Start at the line containing "Clone this chart in Altair.", stop at the line containing "shortest_lo, closest_lo, hard_closest_lo]", and set down every line in that stretch exactly as written, and nothing else.
_ _ _ _ _
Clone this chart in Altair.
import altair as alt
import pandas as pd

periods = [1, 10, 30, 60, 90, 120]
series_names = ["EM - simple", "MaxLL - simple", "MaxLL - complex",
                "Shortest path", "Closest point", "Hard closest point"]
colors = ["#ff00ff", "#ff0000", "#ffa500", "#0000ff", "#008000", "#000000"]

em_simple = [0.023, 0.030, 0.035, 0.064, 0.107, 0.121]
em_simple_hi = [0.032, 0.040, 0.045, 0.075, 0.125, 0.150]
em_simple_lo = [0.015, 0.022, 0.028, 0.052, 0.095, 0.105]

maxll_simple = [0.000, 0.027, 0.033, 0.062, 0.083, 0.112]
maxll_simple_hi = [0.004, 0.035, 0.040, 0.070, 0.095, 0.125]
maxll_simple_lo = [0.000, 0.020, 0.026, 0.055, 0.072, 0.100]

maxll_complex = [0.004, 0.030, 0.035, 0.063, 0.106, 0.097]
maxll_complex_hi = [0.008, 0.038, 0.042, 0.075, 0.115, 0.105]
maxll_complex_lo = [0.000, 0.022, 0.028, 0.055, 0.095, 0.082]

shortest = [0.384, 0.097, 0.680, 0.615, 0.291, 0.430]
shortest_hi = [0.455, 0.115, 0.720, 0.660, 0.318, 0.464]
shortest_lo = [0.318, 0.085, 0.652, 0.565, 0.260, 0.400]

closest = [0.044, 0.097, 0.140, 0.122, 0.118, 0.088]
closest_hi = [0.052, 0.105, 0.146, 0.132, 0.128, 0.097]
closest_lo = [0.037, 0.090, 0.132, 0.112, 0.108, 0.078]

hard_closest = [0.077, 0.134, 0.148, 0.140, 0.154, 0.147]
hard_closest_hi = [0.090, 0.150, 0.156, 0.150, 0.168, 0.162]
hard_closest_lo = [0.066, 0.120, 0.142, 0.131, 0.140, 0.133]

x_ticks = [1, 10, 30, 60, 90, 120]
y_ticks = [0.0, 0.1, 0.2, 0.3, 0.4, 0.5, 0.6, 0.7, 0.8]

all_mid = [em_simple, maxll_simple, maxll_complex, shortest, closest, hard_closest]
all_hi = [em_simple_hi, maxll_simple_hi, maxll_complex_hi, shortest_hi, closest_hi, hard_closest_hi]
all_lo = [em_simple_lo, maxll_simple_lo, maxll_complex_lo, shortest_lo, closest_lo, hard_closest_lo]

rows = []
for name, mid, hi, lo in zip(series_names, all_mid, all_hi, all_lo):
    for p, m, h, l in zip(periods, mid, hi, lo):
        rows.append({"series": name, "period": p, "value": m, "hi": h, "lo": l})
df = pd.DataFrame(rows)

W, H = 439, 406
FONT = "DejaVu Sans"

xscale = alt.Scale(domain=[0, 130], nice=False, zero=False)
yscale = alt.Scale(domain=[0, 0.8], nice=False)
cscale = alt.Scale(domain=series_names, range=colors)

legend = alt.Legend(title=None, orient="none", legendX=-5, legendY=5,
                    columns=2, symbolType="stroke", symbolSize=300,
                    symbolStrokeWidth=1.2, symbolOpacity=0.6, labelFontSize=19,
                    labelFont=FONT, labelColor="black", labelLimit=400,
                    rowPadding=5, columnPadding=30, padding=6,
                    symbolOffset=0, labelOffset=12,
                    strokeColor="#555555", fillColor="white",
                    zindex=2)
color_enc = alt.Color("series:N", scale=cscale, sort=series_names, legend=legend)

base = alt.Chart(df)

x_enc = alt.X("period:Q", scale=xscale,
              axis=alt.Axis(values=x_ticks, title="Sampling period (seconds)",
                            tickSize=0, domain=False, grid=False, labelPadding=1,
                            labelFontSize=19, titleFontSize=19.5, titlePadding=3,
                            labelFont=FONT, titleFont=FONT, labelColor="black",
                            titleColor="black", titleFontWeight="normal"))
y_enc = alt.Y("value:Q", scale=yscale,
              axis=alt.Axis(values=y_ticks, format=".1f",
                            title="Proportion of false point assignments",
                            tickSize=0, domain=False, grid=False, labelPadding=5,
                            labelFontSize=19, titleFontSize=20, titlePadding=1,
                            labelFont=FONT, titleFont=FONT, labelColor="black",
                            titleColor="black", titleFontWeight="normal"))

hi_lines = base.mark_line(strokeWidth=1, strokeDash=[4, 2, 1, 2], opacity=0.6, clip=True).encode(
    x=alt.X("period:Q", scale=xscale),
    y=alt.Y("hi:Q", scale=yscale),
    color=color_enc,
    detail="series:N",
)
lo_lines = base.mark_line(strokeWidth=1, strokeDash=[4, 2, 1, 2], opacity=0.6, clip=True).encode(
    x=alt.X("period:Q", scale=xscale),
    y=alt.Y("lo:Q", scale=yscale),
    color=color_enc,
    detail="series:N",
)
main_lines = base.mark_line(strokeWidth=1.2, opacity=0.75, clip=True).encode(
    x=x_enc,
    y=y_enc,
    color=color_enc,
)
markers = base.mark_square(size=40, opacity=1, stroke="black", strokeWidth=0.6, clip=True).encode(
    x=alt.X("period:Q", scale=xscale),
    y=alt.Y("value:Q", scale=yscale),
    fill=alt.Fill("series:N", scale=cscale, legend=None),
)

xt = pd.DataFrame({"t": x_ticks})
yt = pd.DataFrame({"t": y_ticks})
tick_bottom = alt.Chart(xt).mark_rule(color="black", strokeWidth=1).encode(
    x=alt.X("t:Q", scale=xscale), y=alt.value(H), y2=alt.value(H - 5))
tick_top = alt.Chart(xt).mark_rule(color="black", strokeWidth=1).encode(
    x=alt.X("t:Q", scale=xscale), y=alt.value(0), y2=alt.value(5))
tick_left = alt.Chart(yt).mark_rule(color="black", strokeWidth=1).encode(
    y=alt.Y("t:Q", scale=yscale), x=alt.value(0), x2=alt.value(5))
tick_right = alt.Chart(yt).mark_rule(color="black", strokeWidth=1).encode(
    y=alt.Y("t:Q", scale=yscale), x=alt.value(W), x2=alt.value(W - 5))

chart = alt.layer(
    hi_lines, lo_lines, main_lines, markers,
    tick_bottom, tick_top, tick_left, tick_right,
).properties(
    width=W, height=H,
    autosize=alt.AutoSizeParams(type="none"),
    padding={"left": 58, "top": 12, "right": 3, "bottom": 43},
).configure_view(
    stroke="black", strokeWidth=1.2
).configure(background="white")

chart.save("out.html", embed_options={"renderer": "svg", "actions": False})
_ _ _ _ _
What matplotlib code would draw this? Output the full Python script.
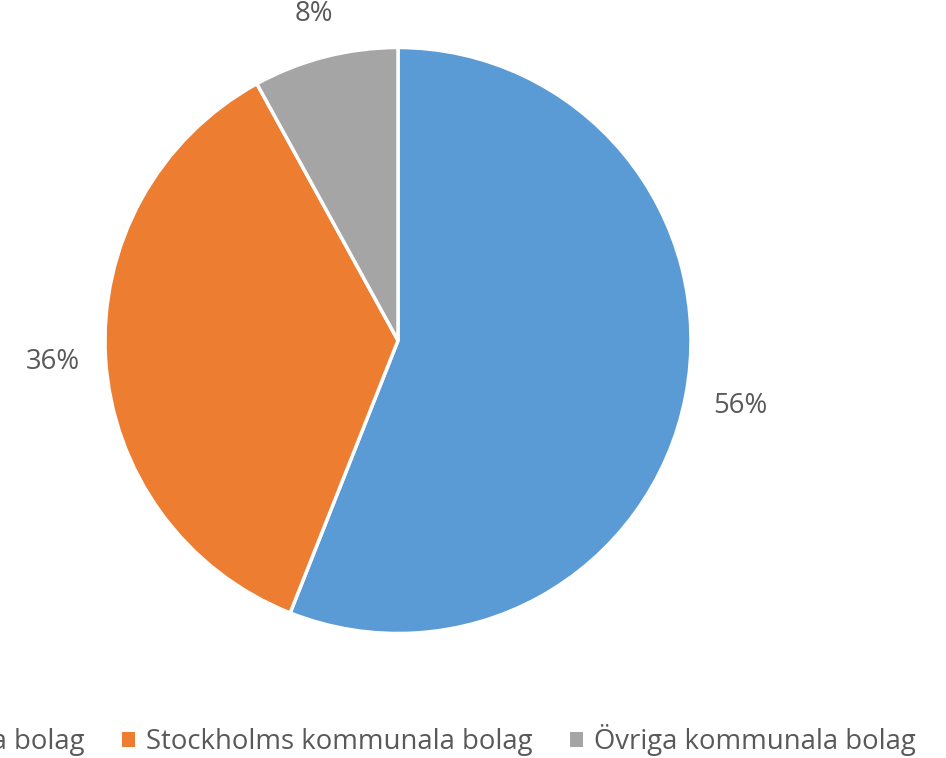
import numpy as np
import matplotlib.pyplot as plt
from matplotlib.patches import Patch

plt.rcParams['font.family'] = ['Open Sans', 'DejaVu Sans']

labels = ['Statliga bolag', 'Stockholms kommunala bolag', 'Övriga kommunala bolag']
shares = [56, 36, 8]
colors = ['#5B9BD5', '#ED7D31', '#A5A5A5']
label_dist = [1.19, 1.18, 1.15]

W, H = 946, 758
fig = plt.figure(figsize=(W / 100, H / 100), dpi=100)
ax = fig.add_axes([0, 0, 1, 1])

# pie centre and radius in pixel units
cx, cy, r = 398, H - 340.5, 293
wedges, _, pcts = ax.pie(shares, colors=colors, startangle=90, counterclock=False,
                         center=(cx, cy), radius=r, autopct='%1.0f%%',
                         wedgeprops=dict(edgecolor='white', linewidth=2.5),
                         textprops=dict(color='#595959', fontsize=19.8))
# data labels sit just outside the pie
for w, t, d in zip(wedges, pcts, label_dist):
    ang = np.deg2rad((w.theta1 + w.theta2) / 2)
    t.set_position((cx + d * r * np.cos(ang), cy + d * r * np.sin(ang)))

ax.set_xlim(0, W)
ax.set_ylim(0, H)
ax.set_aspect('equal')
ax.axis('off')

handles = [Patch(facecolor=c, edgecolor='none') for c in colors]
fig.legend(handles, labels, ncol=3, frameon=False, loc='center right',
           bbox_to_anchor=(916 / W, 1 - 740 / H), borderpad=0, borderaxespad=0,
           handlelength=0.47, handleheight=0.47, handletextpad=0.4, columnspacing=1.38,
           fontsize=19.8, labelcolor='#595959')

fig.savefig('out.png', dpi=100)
_ _ _ _ _
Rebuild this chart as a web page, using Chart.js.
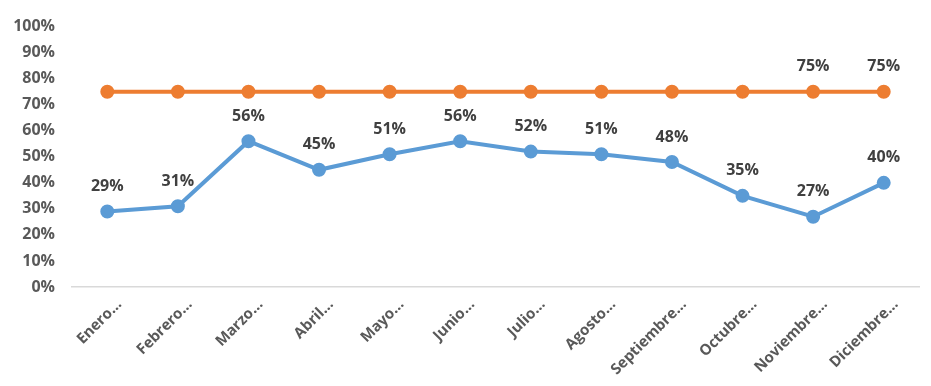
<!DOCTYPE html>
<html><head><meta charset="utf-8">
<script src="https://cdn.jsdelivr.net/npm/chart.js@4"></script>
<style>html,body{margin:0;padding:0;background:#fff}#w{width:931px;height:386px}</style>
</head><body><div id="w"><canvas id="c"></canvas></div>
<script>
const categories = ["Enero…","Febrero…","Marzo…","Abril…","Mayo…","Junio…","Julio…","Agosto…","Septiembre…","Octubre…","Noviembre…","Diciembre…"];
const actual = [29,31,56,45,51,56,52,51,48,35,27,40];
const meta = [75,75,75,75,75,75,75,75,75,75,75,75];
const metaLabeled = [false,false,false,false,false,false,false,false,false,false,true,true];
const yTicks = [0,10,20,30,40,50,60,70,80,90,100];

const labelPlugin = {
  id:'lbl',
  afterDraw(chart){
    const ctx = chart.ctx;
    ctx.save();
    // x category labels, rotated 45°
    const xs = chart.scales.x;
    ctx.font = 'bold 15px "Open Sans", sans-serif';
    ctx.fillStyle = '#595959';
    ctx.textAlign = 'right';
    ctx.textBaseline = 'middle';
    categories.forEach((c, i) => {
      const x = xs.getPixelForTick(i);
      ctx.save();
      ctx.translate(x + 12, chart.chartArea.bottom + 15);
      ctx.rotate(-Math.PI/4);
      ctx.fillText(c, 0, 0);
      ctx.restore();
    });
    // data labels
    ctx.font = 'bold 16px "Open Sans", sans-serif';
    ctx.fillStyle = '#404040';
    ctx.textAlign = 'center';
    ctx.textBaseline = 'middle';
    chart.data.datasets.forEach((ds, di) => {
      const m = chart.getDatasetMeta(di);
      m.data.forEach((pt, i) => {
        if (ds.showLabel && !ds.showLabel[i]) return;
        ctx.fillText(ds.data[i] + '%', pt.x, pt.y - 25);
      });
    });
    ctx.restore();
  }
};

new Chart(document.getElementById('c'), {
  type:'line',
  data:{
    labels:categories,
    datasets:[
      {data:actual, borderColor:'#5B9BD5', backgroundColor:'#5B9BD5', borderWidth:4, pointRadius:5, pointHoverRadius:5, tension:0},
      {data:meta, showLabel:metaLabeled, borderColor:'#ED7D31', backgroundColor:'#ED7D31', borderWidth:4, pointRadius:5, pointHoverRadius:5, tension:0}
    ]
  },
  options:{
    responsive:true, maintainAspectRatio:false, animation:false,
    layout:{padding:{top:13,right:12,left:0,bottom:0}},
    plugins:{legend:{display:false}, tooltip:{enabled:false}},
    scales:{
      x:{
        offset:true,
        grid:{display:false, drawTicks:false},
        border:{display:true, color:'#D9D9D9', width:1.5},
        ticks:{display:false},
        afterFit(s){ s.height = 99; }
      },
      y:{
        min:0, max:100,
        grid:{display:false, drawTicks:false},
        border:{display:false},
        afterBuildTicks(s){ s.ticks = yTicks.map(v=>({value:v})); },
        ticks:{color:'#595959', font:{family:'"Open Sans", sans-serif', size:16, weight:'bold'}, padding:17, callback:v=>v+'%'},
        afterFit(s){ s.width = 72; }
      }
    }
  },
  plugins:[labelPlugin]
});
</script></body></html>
_ _ _ _ _
* _THE RESPONSE_
Clone this chart in Altair.
import altair as alt
import pandas as pd

periods = [1, 10, 30, 60, 90, 120]
series_names = ["EM - simple", "MaxLL - simple", "MaxLL - complex",
                "Shortest path", "Closest point", "Hard closest point"]
colors = ["#ff00ff", "#ff0000", "#ffa500", "#0000ff", "#008000", "#000000"]

em_simple = [0.023, 0.030, 0.035, 0.064, 0.107, 0.121]
em_simple_hi = [0.032, 0.040, 0.045, 0.075, 0.125, 0.150]
em_simple_lo = [0.015, 0.022, 0.028, 0.052, 0.095, 0.105]

maxll_simple = [0.000, 0.027, 0.033, 0.062, 0.083, 0.112]
maxll_simple_hi = [0.004, 0.035, 0.040, 0.070, 0.095, 0.125]
maxll_simple_lo = [0.000, 0.020, 0.026, 0.055, 0.072, 0.100]

maxll_complex = [0.004, 0.030, 0.035, 0.063, 0.106, 0.097]
maxll_complex_hi = [0.008, 0.038, 0.042, 0.075, 0.115, 0.105]
maxll_complex_lo = [0.000, 0.022, 0.028, 0.055, 0.095, 0.082]

shortest = [0.384, 0.097, 0.680, 0.615, 0.291, 0.430]
shortest_hi = [0.455, 0.115, 0.720, 0.660, 0.318, 0.464]
shortest_lo = [0.318, 0.085, 0.652, 0.565, 0.260, 0.400]

closest = [0.044, 0.097, 0.140, 0.122, 0.118, 0.088]
closest_hi = [0.052, 0.105, 0.146, 0.132, 0.128, 0.097]
closest_lo = [0.037, 0.090, 0.132, 0.112, 0.108, 0.078]

hard_closest = [0.077, 0.134, 0.148, 0.140, 0.154, 0.147]
hard_closest_hi = [0.090, 0.150, 0.156, 0.150, 0.168, 0.162]
hard_closest_lo = [0.066, 0.120, 0.142, 0.131, 0.140, 0.133]

x_ticks = [1, 10, 30, 60, 90, 120]
y_ticks = [0.0, 0.1, 0.2, 0.3, 0.4, 0.5, 0.6, 0.7, 0.8]

all_mid = [em_simple, maxll_simple, maxll_complex, shortest, closest, hard_closest]
all_hi = [em_simple_hi, maxll_simple_hi, maxll_complex_hi, shortest_hi, closest_hi, hard_closest_hi]
all_lo = [em_simple_lo, maxll_simple_lo, maxll_complex_lo, shortest_lo, closest_lo, hard_closest_lo]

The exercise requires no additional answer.